Sonuç olarak, 20 yıldır devam eden ve galiba en az bir yirmi yıl daha devam edecek olan Göbekli Tepe kazıları bizi, ilk büyük ve kalıcı yerleşik toplulukların doğuşuyla tanıştırdı. Gerçekten de Kuzey Mezopotamya’nın Anadolu sınırları içinde kalan bölgesinde yapılan son kazılar, Geç Buzul Çağı ve Erken Buzul Çağı Sonrası’nın avcı-toplayıcı insanından beklenmeyen bir Erken Yenitaş Devri kültür zenginliğini gün yüzüne çıkarıyor. Yaklaşık olarak MÖ 11.000-9000 arasına tarihlendirilen kalıcı bu Anadolu köyleri dünyanın bilinen ilk yerleşimleri.

Anadolu’nun ve dünyanın bu ilk köyleri yakınında konumlanan, dünyanın bilinen ilk anıtsal tapınak yerleşkesi Göbekli Tepe inanç, bilim, sanat ve sosyolojik anlamda olağanüstü yapısıyla yorumlama yeteneğimizi zorluyor. Kısacası Göbekli Tepe bizi, anılan çağlarda ve belki daha da öncesinde ezber bozan şeyler olduğuna ikna ediyor.

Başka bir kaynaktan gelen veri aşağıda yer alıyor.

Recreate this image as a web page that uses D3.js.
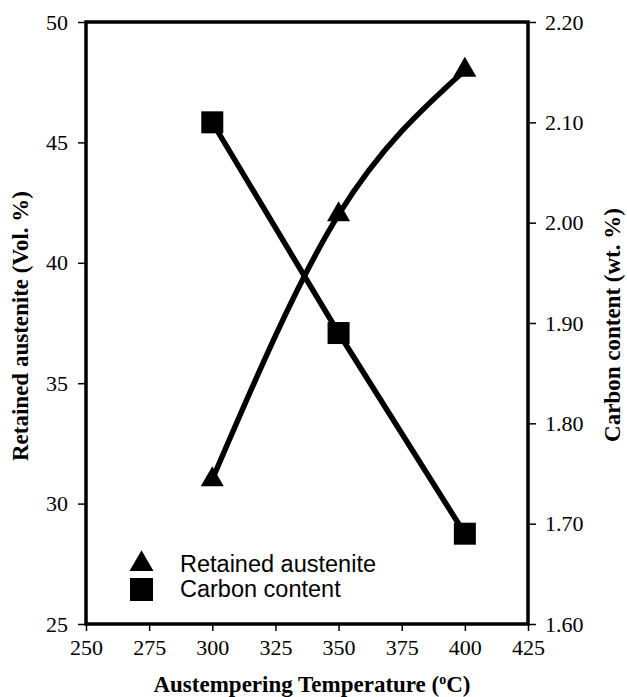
<!DOCTYPE html>
<html>
<head>
<meta charset="utf-8">
<script src="https://cdn.jsdelivr.net/npm/d3@7"></script>
<style>
  html, body { margin: 0; padding: 0; background: #fff; }
  svg { display: block; }
</style>
</head>
<body>
<svg id="chart" width="627" height="697"></svg>
<script>
// Austempering temperature (°C)
const temperatures = [300, 350, 400];
// Retained austenite, Vol. %
const austenite = [31, 42, 48];
// Carbon content, wt. %
const carbon = [2.10, 1.89, 1.69];

const xTicks = [250, 275, 300, 325, 350, 375, 400, 425];
const yLeftTicks = [25, 30, 35, 40, 45, 50];
const yRightTicks = [1.60, 1.70, 1.80, 1.90, 2.00, 2.10, 2.20];

const svg = d3.select("#chart");
const m = { left: 86, right: 528, top: 22, bottom: 624 };

const x = d3.scaleLinear().domain([250, 425]).range([m.left, m.right]);
const yL = d3.scaleLinear().domain([25, 50]).range([m.bottom, m.top]);
const yR = d3.scaleLinear().domain([1.60, 2.20]).range([m.bottom, m.top]);

const serif = "Liberation Serif, Times New Roman, DejaVu Serif, serif";
const sans = "Liberation Sans, Arial, sans-serif";

// Axes
const styleAxis = g => {
  g.attr("font-family", serif).attr("font-size", 22);
  g.select(".domain").remove();
  g.selectAll(".tick line").attr("stroke", "#000").attr("stroke-width", 1.5);
  g.selectAll(".tick text").attr("fill", "#000");
};

svg.append("g").attr("transform", `translate(0,${m.bottom})`)
  .call(d3.axisBottom(x).tickValues(xTicks).tickSize(7).tickPadding(8).tickFormat(d3.format("d")))
  .call(styleAxis);

svg.append("g").attr("transform", `translate(${m.left},0)`)
  .call(d3.axisLeft(yL).tickValues(yLeftTicks).tickSize(8).tickPadding(10).tickFormat(d3.format("d")))
  .call(styleAxis);

svg.append("g").attr("transform", `translate(${m.right},0)`)
  .call(d3.axisRight(yR).tickValues(yRightTicks).tickSize(8).tickPadding(9).tickFormat(d3.format(".2f")))
  .call(styleAxis);

// Plot frame
svg.append("rect")
  .attr("x", m.left).attr("y", m.top)
  .attr("width", m.right - m.left).attr("height", m.bottom - m.top)
  .attr("fill", "none").attr("stroke", "#000").attr("stroke-width", 3.5);

// Retained austenite curve (smooth)
const ptsA = temperatures.map((t, i) => [x(t), yL(austenite[i])]);
svg.append("path")
  .attr("d", d3.line().curve(d3.curveMonotoneX)(ptsA))
  .attr("fill", "none").attr("stroke", "#000").attr("stroke-width", 5.5);

// Carbon content line (straight segments)
const ptsC = temperatures.map((t, i) => [x(t), yR(carbon[i])]);
svg.append("path")
  .attr("d", d3.line()(ptsC))
  .attr("fill", "none").attr("stroke", "#000").attr("stroke-width", 5.5);

// Markers
const tri = d3.symbol().type(d3.symbolTriangle).size(230);
svg.selectAll(".tri").data(ptsA).join("path")
  .attr("transform", d => `translate(${d[0]},${d[1]})`)
  .attr("d", tri).attr("fill", "#000");

svg.selectAll(".sq").data(ptsC).join("rect")
  .attr("x", d => d[0] - 11).attr("y", d => d[1] - 11)
  .attr("width", 22).attr("height", 22).attr("fill", "#000");

// Legend
const legend = svg.append("g").attr("font-family", sans).attr("font-size", 23.5);
legend.append("path")
  .attr("transform", "translate(141.5,564)")
  .attr("d", d3.symbol().type(d3.symbolTriangle).size(250)).attr("fill", "#000");
legend.append("rect").attr("x", 130).attr("y", 578).attr("width", 23).attr("height", 23).attr("fill", "#000");
legend.append("text").attr("x", 180).attr("y", 572).text("Retained austenite");
legend.append("text").attr("x", 180).attr("y", 597).text("Carbon content");

// Axis titles
const titles = svg.append("g")
  .attr("font-family", serif).attr("font-size", 23).attr("font-weight", "bold");

const xt = titles.append("text")
  .attr("x", (m.left + m.right) / 2 + 5).attr("y", 692)
  .attr("text-anchor", "middle");
xt.append("tspan").text("Austempering Temperature (");
xt.append("tspan").attr("dy", -8).attr("font-size", 14).text("o");
xt.append("tspan").attr("dy", 8).text("C)");

titles.append("text")
  .attr("transform", "translate(28,326) rotate(-90)")
  .attr("text-anchor", "middle")
  .text("Retained austenite (Vol. %)");

titles.append("text")
  .attr("transform", "translate(620,325) rotate(-90)")
  .attr("text-anchor", "middle")
  .text("Carbon content (wt. %)");
</script>
</body>
</html>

Sadece Taş Devri’ne ait, bilinen 452 arkeolojik alana sahip ülkemizde, gün yüzüne çıkarılmayı bekleyen binlerce Yenitaş Devri yerleşimi olmalı. Yayımlanan toplu kazı raporlarına bakılırsa, 2000’li yıllardan sonra kayda değer bir arkeolojik çaba gösteriliyor. Bununla beraber tüm dünya kültürlerinin doğum yeri, “medeniyetler beşiği” biricik coğrafya Anadolu’nun, hak ettiği arkeolojik ilgiyi görmesi, yalnızca kültürel zenginlik değil, aynı zamanda üzerinde yaşayan bizlerin ekonomik refahı anlamına gelebilir.